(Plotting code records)
◇ ◇ ◇ ◇ ◇
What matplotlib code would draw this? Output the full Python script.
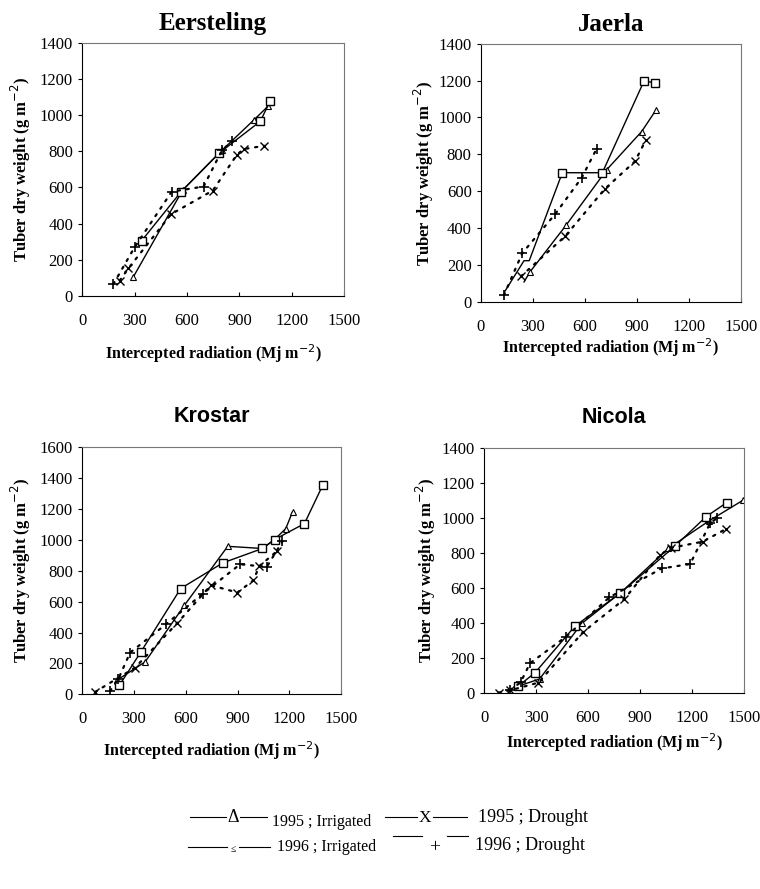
import matplotlib.pyplot as plt

SERIF = ['Liberation Serif', 'DejaVu Serif']
SANS = ['Liberation Sans', 'DejaVu Sans']
plt.rcParams['font.family'] = SERIF

# Eersteling
eer_irr95_x = [294, 575, 800, 985, 1065]
eer_irr95_y = [107, 585, 805, 975, 1050]
eer_irr96_x = [341, 567, 784, 1019, 1075]
eer_irr96_y = [306, 577, 790, 965, 1075]
eer_dr95_x = [215, 265, 509, 748, 885, 924, 1042]
eer_dr95_y = [85, 153, 452, 583, 780, 812, 830]
eer_dr96_x = [179, 300, 513, 695, 800, 857]
eer_dr96_y = [66, 269, 577, 605, 805, 854]

# Jaerla
jae_irr95_x = [250, 285, 492, 727, 929, 1010]
jae_irr95_y = [110, 165, 416, 717, 924, 1038]
jae_irr96_x = [140, 250, 280, 471, 702, 942, 1004]
jae_irr96_y = [60, 225, 225, 701, 701, 1196, 1189]
jae_dr95_x = [232, 488, 717, 890, 952]
jae_dr95_y = [140, 358, 614, 762, 876]
jae_dr96_x = [134, 240, 429, 583, 669]
jae_dr96_y = [38, 266, 476, 674, 831]

# Krostar
kro_irr95_x = [200, 365, 592, 843, 1044, 1114, 1179, 1218]
kro_irr95_y = [90, 210, 576, 958, 944, 1002, 1073, 1181]
kro_irr96_x = [216, 340, 571, 815, 1044, 1114, 1287, 1393]
kro_irr96_y = [58, 274, 685, 851, 944, 1002, 1105, 1354]
kro_dr95_x = [75, 307, 552, 745, 899, 992, 1025, 1127]
kro_dr95_y = [15, 173, 462, 706, 659, 738, 829, 926]
kro_dr96_x = [162, 210, 278, 485, 699, 915, 1069, 1160]
kro_dr96_y = [21, 100, 270, 453, 652, 842, 825, 991]

# Nicola
nic_irr95_x = [200, 320, 564, 790, 1064, 1300, 1496]
nic_irr95_y = [40, 80, 398, 575, 827, 985, 1103]
nic_irr96_x = [198, 294, 525, 785, 1102, 1281, 1400]
nic_irr96_y = [40, 116, 383, 570, 840, 1008, 1088]
nic_dr95_x = [83, 150, 313, 573, 808, 1015, 1080, 1262, 1395]
nic_dr95_y = [2, 15, 59, 350, 535, 789, 830, 865, 937]
nic_dr96_x = [150, 210, 265, 473, 723, 1025, 1189, 1304, 1342]
nic_dr96_y = [17, 60, 170, 322, 547, 712, 737, 970, 998]

# name, title font, ymax, axes rect, x labelpad, y labelpad, title size, title pad
panels = [
    ("Eersteling", SERIF, 1400, [0.108, 0.667, 0.345, 0.285], 10, 5, 18, 9,
     eer_irr95_x, eer_irr95_y, eer_irr96_x, eer_irr96_y,
     eer_dr95_x, eer_dr95_y, eer_dr96_x, eer_dr96_y),
    ("Jaerla", SERIF, 1400, [0.6325, 0.660, 0.342, 0.291], 1, 1.5, 18, 9,
     jae_irr95_x, jae_irr95_y, jae_irr96_x, jae_irr96_y,
     jae_dr95_x, jae_dr95_y, jae_dr96_x, jae_dr96_y),
    ("Krostar", SANS, 1600, [0.108, 0.219, 0.341, 0.278], 9, 5, 15.5, 18,
     kro_irr95_x, kro_irr95_y, kro_irr96_x, kro_irr96_y,
     kro_dr95_x, kro_dr95_y, kro_dr96_x, kro_dr96_y),
    ("Nicola", SANS, 1400, [0.637, 0.2205, 0.342, 0.2755], 4, 3, 15.5, 18,
     nic_irr95_x, nic_irr95_y, nic_irr96_x, nic_irr96_y,
     nic_dr95_x, nic_dr95_y, nic_dr96_x, nic_dr96_y),
]

fig = plt.figure(figsize=(7.6, 8.89), dpi=100)

dotted = dict(color='black', linestyle=(0, (1, 3)), linewidth=1.6,
              dash_capstyle='round')

for (name, tfam, ymax, rect, xpad, ypad, tsize, tpad,
     ix5, iy5, ix6, iy6, dx5, dy5, dx6, dy6) in panels:
    ax = fig.add_axes(rect)
    # Jaerla: the first points of the irrigated lines carry no symbol
    skip5 = slice(1, None) if name == "Jaerla" else None
    skip6 = slice(3, None) if name == "Jaerla" else None
    ax.plot(ix5, iy5, color='black', linewidth=1.0, marker='^', markersize=5,
            mfc='white', mec='black', mew=0.8, markevery=skip5)
    ax.plot(ix6, iy6, color='black', linewidth=1.0, marker='s', markersize=5.5,
            mfc='white', mec='black', mew=1.0, markevery=skip6)
    ax.plot(dx5, dy5, marker='x', markersize=6, mew=1.0, **dotted)
    ax.plot(dx6, dy6, marker='+', markersize=7, mew=1.2, **dotted)
    ax.set_xlim(0, 1500)
    ax.set_ylim(0, ymax)
    ax.set_xticks(range(0, 1501, 300))
    ax.set_yticks(range(0, ymax + 1, 200))
    ax.tick_params(axis='x', direction='in', length=3, labelsize=12, pad=12)
    ax.tick_params(axis='y', direction='out', length=3, labelsize=12)
    ax.tick_params(top=False, right=False)
    for s in ax.spines.values():
        s.set_color('#777777')
        s.set_linewidth(0.8)
    ax.spines['left'].set_color('black')
    ax.spines['bottom'].set_color('black')
    ax.set_ylabel('Tuber dry weight (g m$^{-2}$)', fontweight='bold',
                  fontsize=12, labelpad=ypad)
    ax.set_xlabel('Intercepted radiation (Mj m$^{-2}$)', fontweight='bold',
                  fontsize=11.5, labelpad=xpad)
    ax.set_title(name, family=tfam, fontweight='bold', fontsize=tsize, pad=tpad)

# legend drawn by hand, like the original
def leg_line(x0, x1, y):
    fig.add_artist(plt.Line2D([x0 / 760, x1 / 760], [1 - y / 889, 1 - y / 889],
                              color='black', linewidth=0.8))

def ftxt(x, y, s, size):
    fig.text(x / 760, 1 - y / 889, s, va='center', ha='left', fontsize=size)

leg_line(190, 226, 817)
fig.text(233 / 760, 1 - 818 / 889, 'Δ', ha='center', va='center', fontsize=13)
leg_line(240, 267, 817)
ftxt(272, 822, '1995 ; Irrigated', 11.5)
leg_line(385, 417, 817)
fig.text(425 / 760, 1 - 818 / 889, 'X', ha='center', va='center', fontsize=12.5)
leg_line(433, 467, 817)
ftxt(478, 817, '1995 ; Drought', 13)

leg_line(188, 227, 847)
fig.text(233 / 760, 1 - 849 / 889, '≤', ha='center', va='center', fontsize=7)
leg_line(239, 270, 847)
ftxt(277, 847, '1996 ; Irrigated', 11.5)
leg_line(393, 422, 836)
fig.text(435 / 760, 1 - 848 / 889, '+', ha='center', va='center', fontsize=14)
leg_line(447, 468, 836)
ftxt(475, 846, '1996 ; Drought', 13)

fig.savefig('out.png', dpi=100)
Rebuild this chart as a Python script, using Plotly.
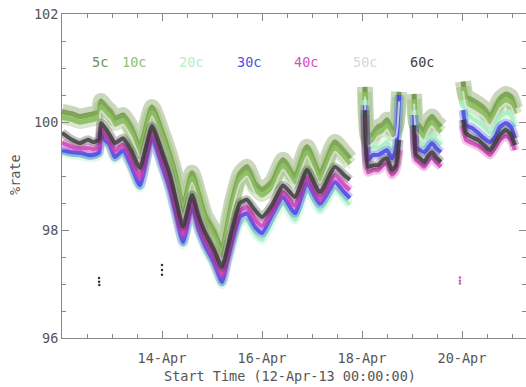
import datetime as dt
import plotly.graph_objects as go

# hours since 12-Apr-13 00:00:00 (None = data gap)
hours = [0.0, 4.8, 8.6, 12.5, 14.9, 17.8, 18.7, 21.1, 23.0, 25.4, 29.3, 33.1, 37.4, 43.2, 48.0,
         51.8, 54.7, 58.1, 62.4, 65.3, 68.6, 73.0, 76.8, 79.2, 81.6, 85.4, 88.8, 92.6, 96.0,
         100.8, 106.1, 111.8, 117.6, 123.8, 131.0, 135.4, 138.2,
         None,
         145.4, 146.9, 149.3, 151.7, 154.1, 156.0, 158.4, 160.3, 161.8,
         None,
         169.0, 169.9, 171.8, 173.8, 175.7, 177.6, 179.5, 181.9,
         None,
         192.5, 193.9, 196.8, 199.7, 202.6, 205.4, 207.8, 210.2, 213.1, 215.5, 217.4]

rate_5c = [100.19, 100.15, 100.10, 100.13, 100.15, 100.19, 100.39, 100.28, 100.21, 100.06, 100.13, 99.91, 99.54, 100.28, 99.82,
           99.39, 98.99, 98.43, 99.06, 98.71, 98.28, 97.97, 97.63, 98.06, 98.52, 99.04, 99.17, 98.86, 98.75,
           98.89, 99.30, 98.99, 99.54, 99.04, 99.63, 99.45, 99.32,
           None,
           100.65, 99.73, 99.78, 99.91, 99.95, 100.04, 99.87, 99.91, 100.56,
           None,
           100.52, 100.00, 99.91, 99.82, 100.00, 100.10, 100.00, 99.91,
           None,
           100.75, 100.47, 100.41, 100.34, 100.25, 100.10, 100.25, 100.43, 100.52, 100.47, 100.25]

rate_10c = [100.09, 100.05, 100.00, 100.03, 100.05, 100.09, 100.29, 100.18, 100.11, 99.96, 100.03, 99.81, 99.44, 100.18, 99.72,
            99.29, 98.89, 98.33, 98.96, 98.61, 98.18, 97.87, 97.53, 97.96, 98.42, 98.94, 99.07, 98.76, 98.65,
            98.79, 99.20, 98.89, 99.44, 98.94, 99.53, 99.35, 99.22,
            None,
            100.55, 99.63, 99.68, 99.81, 99.85, 99.94, 99.77, 99.81, 100.46,
            None,
            100.42, 99.90, 99.81, 99.72, 99.90, 100.00, 99.90, 99.81,
            None,
            100.65, 100.37, 100.31, 100.24, 100.15, 100.00, 100.15, 100.33, 100.42, 100.37, 100.15]

rate_20c = [99.43, 99.39, 99.38, 99.34, 99.34, 99.39, 99.73, 99.60, 99.52, 99.30, 99.43, 99.15, 98.78, 99.65, 99.14,
            98.69, 98.23, 97.73, 98.38, 97.99, 97.67, 97.34, 96.99, 97.36, 97.66, 98.12, 98.19, 97.94, 97.82,
            98.16, 98.49, 98.19, 98.75, 98.36, 98.77, 98.58, 98.47,
            None,
            100.41, 99.48, 99.54, 99.52, 99.57, 99.63, 99.48, 99.57, 100.41,
            None,
            100.22, 99.67, 99.63, 99.57, 99.67, 99.76, 99.67, 99.57,
            None,
            100.41, 100.19, 100.07, 100.00, 99.91, 99.80, 99.91, 100.09, 100.17, 100.13, 99.91]

rate_30c = [99.48, 99.44, 99.43, 99.39, 99.39, 99.44, 99.78, 99.65, 99.57, 99.35, 99.48, 99.20, 98.83, 99.70, 99.19,
            98.74, 98.28, 97.78, 98.43, 98.04, 97.72, 97.39, 97.04, 97.41, 97.78, 98.24, 98.31, 98.06, 97.94,
            98.28, 98.61, 98.31, 98.87, 98.48, 98.89, 98.70, 98.59,
            None,
            100.31, 99.30, 99.39, 99.39, 99.44, 99.48, 99.33, 99.48, 100.50,
            None,
            100.13, 99.52, 99.48, 99.44, 99.52, 99.61, 99.52, 99.44,
            None,
            100.22, 99.94, 99.89, 99.80, 99.70, 99.63, 99.72, 99.91, 99.98, 99.91, 99.70]

rate_40c = [99.62, 99.54, 99.51, 99.52, 99.50, 99.54, 99.87, 99.75, 99.66, 99.47, 99.58, 99.33, 98.97, 99.80, 99.30,
            98.87, 98.41, 97.91, 98.53, 98.15, 97.83, 97.50, 97.16, 97.51, 97.88, 98.36, 98.42, 98.20, 98.08,
            98.36, 98.71, 98.45, 98.98, 98.58, 99.02, 98.84, 98.74,
            None,
            100.13, 99.07, 99.11, 99.11, 99.20, 99.24, 99.02, 99.11, 99.48,
            None,
            99.85, 99.30, 99.24, 99.17, 99.28, 99.35, 99.26, 99.17,
            None,
            99.94, 99.67, 99.61, 99.56, 99.48, 99.39, 99.52, 99.67, 99.74, 99.67, 99.48]

rate_50c = [100.01, 99.97, 99.92, 99.95, 99.97, 100.01, 100.21, 100.10, 100.03, 99.88, 99.95, 99.73, 99.36, 100.10, 99.64,
            99.21, 98.81, 98.25, 98.88, 98.53, 98.10, 97.79, 97.45, 97.88, 98.34, 98.86, 98.99, 98.68, 98.57,
            98.71, 99.12, 98.81, 99.36, 98.86, 99.45, 99.27, 99.14,
            None,
            100.47, 99.55, 99.60, 99.73, 99.77, 99.86, 99.69, 99.73, 100.38,
            None,
            100.34, 99.82, 99.73, 99.64, 99.82, 99.92, 99.82, 99.73,
            None,
            100.57, 100.29, 100.23, 100.16, 100.07, 99.92, 100.07, 100.25, 100.34, 100.29, 100.07]

rate_60c = [99.80, 99.67, 99.61, 99.67, 99.63, 99.67, 99.98, 99.87, 99.76, 99.61, 99.70, 99.48, 99.15, 99.92, 99.44,
            99.02, 98.56, 98.06, 98.65, 98.28, 97.96, 97.63, 97.31, 97.63, 98.00, 98.50, 98.56, 98.37, 98.24,
            98.46, 98.83, 98.61, 99.11, 98.70, 99.17, 99.02, 98.93,
            None,
            100.22, 99.17, 99.20, 99.20, 99.30, 99.33, 99.11, 99.20, 99.67,
            None,
            99.94, 99.39, 99.33, 99.26, 99.37, 99.44, 99.35, 99.26,
            None,
            100.04, 99.80, 99.72, 99.67, 99.57, 99.48, 99.61, 99.76, 99.85, 99.76, 99.57]

# isolated low points
out_hours_60c = [17.8, 17.8, 17.9, 48.0, 48.0, 48.0]
out_rate_60c = [97.11, 97.04, 96.98, 97.35, 97.26, 97.17]
out_hours_40c = [191.0, 191.0, 191.0]
out_rate_40c = [97.12, 97.06, 97.01]

labels = ["5c", "10c", "20c", "30c", "40c", "50c", "60c"]
series = [rate_5c, rate_10c, rate_20c, rate_30c, rate_40c, rate_50c, rate_60c]
line_colors = ["#6b8f45", "#8dc05e", "#a6f0c4", "#4848e8", "#d33cb8", "#e4e4e4", "#383838"]
text_colors = ["#6e9150", "#90c070", "#b0f0c8", "#5050e0", "#d050c0", "#d8d8d8", "#404040"]
core_w = [5, 5, 4, 4, 4, 2, 4]
halo_w = [16, 14, 9, 9, 9, 0, 9]
halo_op = [0.35, 0.35, 0.35, 0.3, 0.3, 0.0, 0.3]
core_op = [0.85, 0.85, 0.9, 0.85, 0.8, 0.8, 0.8]

base = dt.datetime(2013, 4, 12)


def to_time(hs):
    return [None if h is None else base + dt.timedelta(hours=h) for h in hs]


t = to_time(hours)
fig = go.Figure()
for lab, ys, c, cw, hw, ho, co in zip(labels, series, line_colors, core_w, halo_w, halo_op, core_op):
    if hw > 0:
        fig.add_trace(go.Scatter(x=t, y=ys, mode="lines",
                                 line=dict(color=c, width=hw, shape="spline", smoothing=0.5),
                                 opacity=ho, connectgaps=False, showlegend=False, hoverinfo="skip"))
    fig.add_trace(go.Scatter(x=t, y=ys, mode="lines",
                             line=dict(color=c, width=cw, shape="spline", smoothing=0.5),
                             opacity=co, connectgaps=False, name=lab, showlegend=False))
fig.add_trace(go.Scatter(x=to_time(out_hours_60c), y=out_rate_60c, mode="markers",
                         marker=dict(color="#333333", size=2.5), showlegend=False))
fig.add_trace(go.Scatter(x=to_time(out_hours_40c), y=out_rate_40c, mode="markers",
                         marker=dict(color="#d050c0", size=2.5), showlegend=False))

font = dict(family="DejaVu Sans Mono", size=13.5, color="#555555")
L, R, T, B = 62, 526, 14, 338
W, H = 526, 387

annotations = []
label_px = [100, 134, 191, 249, 306, 365, 422]
for lab, px, c in zip(labels, label_px, text_colors):
    annotations.append(dict(text=lab, x=(px - L) / (R - L), y=(B - 62) / (B - T),
                            xref="paper", yref="paper", showarrow=False,
                            xanchor="center", yanchor="middle",
                            font=dict(family="DejaVu Sans Mono", size=13.5, color=c)))
annotations.append(dict(text="%rate", x=(15 - L) / (R - L), y=(B - 175) / (B - T), xref="paper",
                        yref="paper", showarrow=False, textangle=-90, xanchor="center",
                        yanchor="middle", font=font))
annotations.append(dict(text="Start Time (12-Apr-13 00:00:00)", x=(290 - L) / (R - L),
                        y=(B - 376) / (B - T), xref="paper", yref="paper", showarrow=False,
                        xanchor="center", yanchor="middle", font=font))

xr_end = base + dt.timedelta(days=(R - L) / 50.0)
tick_days = [base + dt.timedelta(days=d) for d in (2, 4, 6, 8)]
fig.update_layout(
    width=W, height=H, margin=dict(l=L, r=W - R, t=T, b=H - B),
    paper_bgcolor="white", plot_bgcolor="white",
    annotations=annotations, font=font,
    xaxis=dict(type="date", range=[base, xr_end], tickvals=tick_days,
               ticktext=[d.strftime("%d-%b") for d in tick_days],
               ticks="inside", ticklen=7, tickcolor="#888", mirror="allticks",
               showline=True, linecolor="#888", linewidth=1, showgrid=False, zeroline=False,
               minor=dict(dtick=43200000, tick0=base, ticks="inside", ticklen=4, tickcolor="#888"),
               tickfont=font, ticklabelstandoff=8),
    yaxis=dict(range=[96, 102], tickvals=[96, 98, 100, 102], ticks="inside", ticklen=7,
               tickcolor="#888", mirror="allticks", showline=True, linecolor="#888", linewidth=1,
               showgrid=False, zeroline=False,
               minor=dict(dtick=0.5, ticks="inside", ticklen=4, tickcolor="#888"),
               tickfont=font),
)
fig.write_html("out.html")
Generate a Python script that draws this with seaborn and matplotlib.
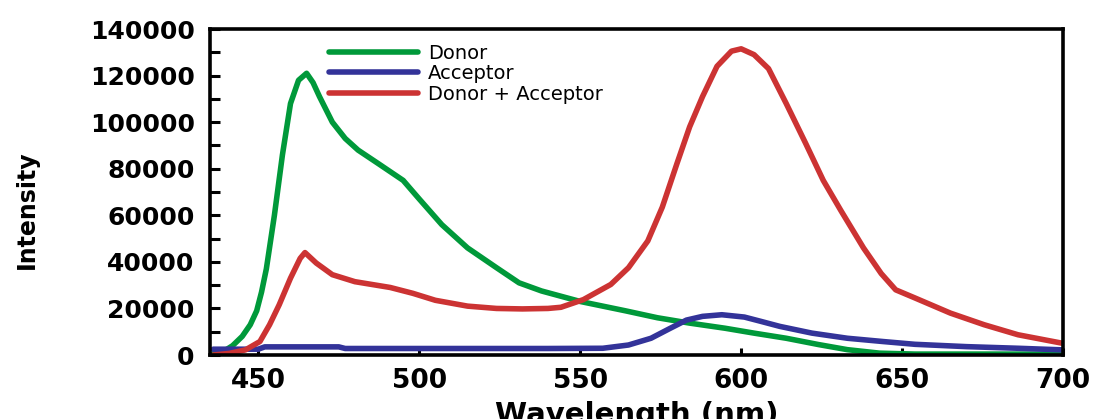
◇ ◇ ◇ ◇ ◇
● Stated exercise: Go through the material and copy out every line with "script" in it.

● Response below:
What matplotlib code would draw this? Output the full Python script.
Rebuild this chart as a Python script, using Plotly.
Generate a Python script that draws this with seaborn and matplotlib.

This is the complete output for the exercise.